Buchkritik -- Barbara & Walter Erdmann -- Pisspottschnitt und Zöpfe

Umschlagfoto  -- Pisspottschnitt und Zöpfe Die Erlebnisse in der Kindheit prägen das weitere Leben. Das ist eine Binsenweisheit, bei einem gelungenen Leben aber auch ein gern, aber nur temporär nutzbares geistiges Rückzugsgebiet in Tagen des Erwachsenseins. Kindheitserinnerungen begleiten einen Menschen, ob er das will oder nicht, und kommen sporadisch an die Oberfläche des Bewusstseins. Wohl dem, der ohne Wut und Empörung, ohne Schmerz und Leid an diese Zeit zurückdenken kann.

Barbara und Walter Erdmann haben ihren Kindertagen im Ruhrgebiet ein Büchlein gewidmet, das ohne Glorifizierung, die im Nachhinein eher fragwürdig und verklärend daherkommt, von unbeschwerten, aber durchaus auch, zumindest an heutigen Maßstäben gemessen, harten Zeiten erzählt.

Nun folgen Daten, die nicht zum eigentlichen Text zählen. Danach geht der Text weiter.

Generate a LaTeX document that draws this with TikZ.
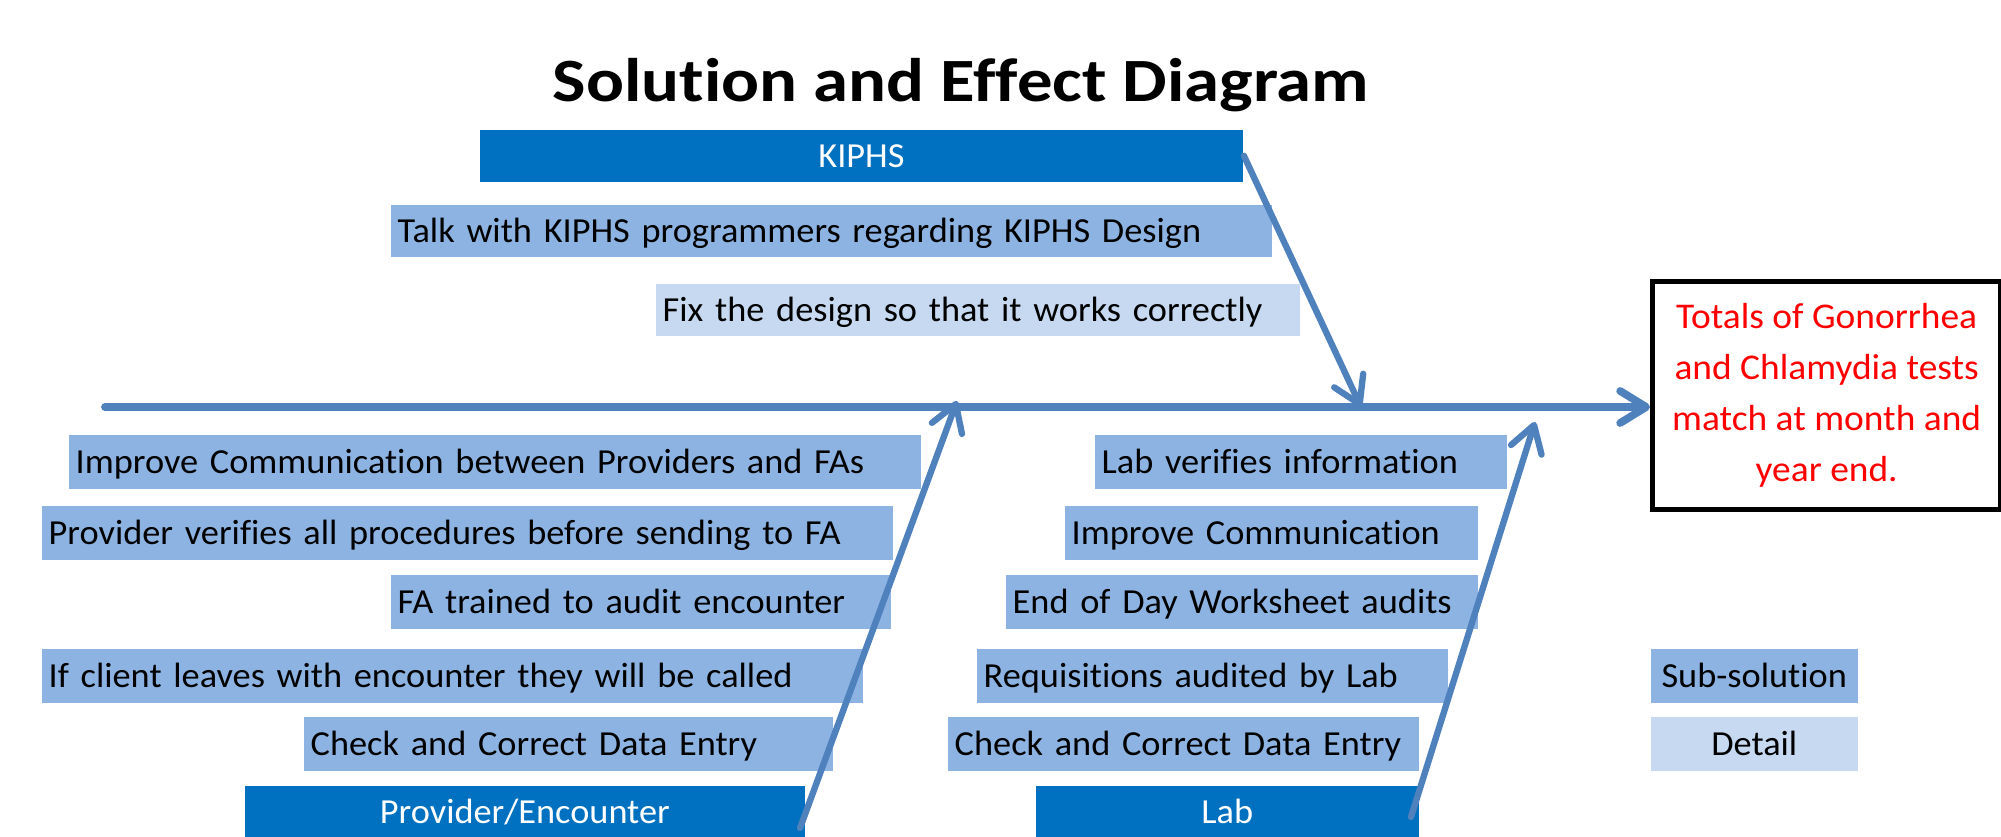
\documentclass[tikz,border=0pt]{standalone}
\usepackage{fontspec}
\setmainfont{Carlito}[Ligatures=NoCommon, FakeStretch=1.033]
\newfontfamily\titlefont{Carlito}[Ligatures=NoCommon, FakeStretch=1.15]
\usetikzlibrary{arrows.meta}

\definecolor{headblue}{HTML}{0070C0}
\definecolor{subblue}{HTML}{8DB3E2}
\definecolor{detailblue}{HTML}{C6D9F1}
\definecolor{bonecol}{HTML}{4F81BD}
\definecolor{effectred}{HTML}{FF0000}

\begin{document}
\begin{tikzpicture}[x=0.01cm,y=-0.01cm,
  boxtext/.style={font=\fontsize{10}{12}\selectfont, text height=6.44pt, text depth=0pt},
  anybox/.style={boxtext, anchor=north west, inner ysep=0pt, inner xsep=0.07cm,
                 minimum height=0.54cm, rectangle},
  headbox/.style={anybox, fill=headblue, text=white, align=center, minimum height=0.52cm},
  subbox/.style={anybox, fill=subblue, text=black, align=left},
  detailbox/.style={anybox, fill=detailblue, text=black, align=left},
  legendbox/.style={anybox, text=black, align=center},
  bone/.style={draw=bonecol, line width=2.2pt, line cap=round,
               -{Straight Barb[length=2.6mm,width=3.2mm,round]}},
  rib/.style={bone, line width=1.8pt},
]
\useasboundingbox (0,0) rectangle (2001,837);

% title
\node[font=\titlefont\bfseries\fontsize{17.5}{20}\selectfont, anchor=base, inner sep=0pt]
  (title) at (961,102) {Solution and Effect Diagram};

% KIPHS branch (above the spine)
\node[headbox, text width=7.49cm, minimum height=0.52cm] (kiphs) at (479,129) {KIPHS};
\node[subbox, text width=8.67cm, minimum height=0.52cm] (talk) at (390,204)
  {Talk with KIPHS programmers regarding KIPHS Design};
\node[detailbox, text width=6.30cm, minimum height=0.52cm] (fix) at (655,283)
  {Fix the design so that it works correctly};

% Provider/Encounter branch
\node[subbox, text width=8.38cm] (pimp) at (68,434)
  {Improve Communication between Providers and FAs};
\node[subbox, text width=8.37cm] (pver) at (41,505)
  {Provider verifies all procedures before sending to FA};
\node[subbox, text width=4.86cm] (pfa) at (390,574)
  {FA trained to audit encounter};
\node[subbox, text width=8.07cm] (pcli) at (41,648)
  {If client leaves with encounter they will be called};
\node[subbox, text width=5.15cm] (pchk) at (303,716)
  {Check and Correct Data Entry};
\node[headbox, text width=5.46cm] (prov) at (244,785) {Provider/Encounter};

% Lab branch
\node[subbox, text width=3.98cm] (lver) at (1094,434) {Lab verifies information};
\node[subbox, text width=3.99cm] (lcom) at (1064,505) {Improve Communication};
\node[subbox, text width=4.58cm] (leod) at (1005,574) {End of Day Worksheet audits};
\node[subbox, text width=4.57cm] (lreq) at (976,648) {Requisitions audited by Lab};
\node[subbox, text width=4.57cm] (lchk) at (947,716) {Check and Correct Data Entry};
\node[headbox, text width=3.69cm] (lab) at (1035,785) {Lab};

% legend
\node[legendbox, fill=subblue, text width=1.93cm] (legsub) at (1650,648) {Sub-solution};
\node[legendbox, fill=detailblue, text width=1.93cm] (legdet) at (1650,716) {Detail};

% effect
\node[draw=black, line width=1.45pt, anchor=north west, minimum width=3.48cm,
      minimum height=2.28cm, inner sep=0pt, text=effectred, align=center,
      font=\fontsize{10.3}{14.5}\selectfont] (effect) at (1650,279)
  {Totals of Gonorrhea\\and Chlamydia tests\\match at month and\\year end.};

% spine and bones
\coordinate (spineS) at (105,407);
\coordinate (kiphsE) at (1361,407);
\coordinate (provS) at (800,828);
\coordinate (provE) at (957,401);
\coordinate (labS) at (1411,817);
\coordinate (labE) at (1535,422);

\draw[bone] (spineS) -- (spineS -| effect.west);
\draw[rib] (kiphs.east) -- (kiphsE);
\draw[rib] (provS) -- (provE);
\draw[rib] (labS) -- (labE);
\end{tikzpicture}
\end{document}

Nun ist bekanntlich der Ruhrpott eine Wiege für stimmungsvolle und atmosphärisch dichte Erzählungen, die für alle Leser, die mit dem einst durch Kohlezechen und Schwerindustrie geprägten Lebensrhythmus dieser Region nicht vertraut sind, manchmal einige Herausforderungen in Sachen Nachvollziehbarkeit bereithalten. Diese Klippe umschifft das Autorenpaar gekonnt und beschreibt die 50er und 60er Jahre aus der Sicht eines Jungen und eines Mädchens.

Fern davon, dass früher alles besser gewesen ist, wird der Leser Zeuge eines Alltags, an dem vieles anders war, als es Kinder heute geboten - oder verboten - bekommen. Das Zusammenleben mehrerer Generationen auf engem und engstem Raum, beschränkte finanzielle Mittel, die durch familiären Einfallsreichtum und einen Blick für das Wesentliche jedoch niemals für die Existenz bedrohlich wurden und, wie selbstverständlich, Respekt für die natürliche Generationenfolge, all das steht vor dem geistigen Auge des Betrachters, wenn er das Buch "Pisspottschnitt und Zöpfe" in die Hand nimmt.

Es sei die These gewagt, dass das Lesepublikum während der Lektüre des Öfteren an die eigene Kinder- und Jugendzeit erinnert wird und sich in vielem hier erzählten wiederfinden kann. Gemeinsames Spielen auf der Straße war die Regel und ein Ausflug an den nächsten Baggersee konnte ein Ereignis sein, dass auch noch viele Jahrzehnte danach einen bleibenden Eindruck hinterließ. Welch ein Unterschied zur heutigen digitalen Vereinzelung und zu dem, einem veränderten Reiseverhalten geschuldeten modernen Phänomen, dass Jugendliche zwar eine angesagte Sushibar in New York kennen, ihre Heimatregion für viele von ihnen jedoch eine Terra incognita bleibt.

"Pisspottschnitt und Zöpfe" berührt auf subtile Weise und fördert auch beim Leser längst verloren geglaubte Kindheitserinnerungen wieder zutage.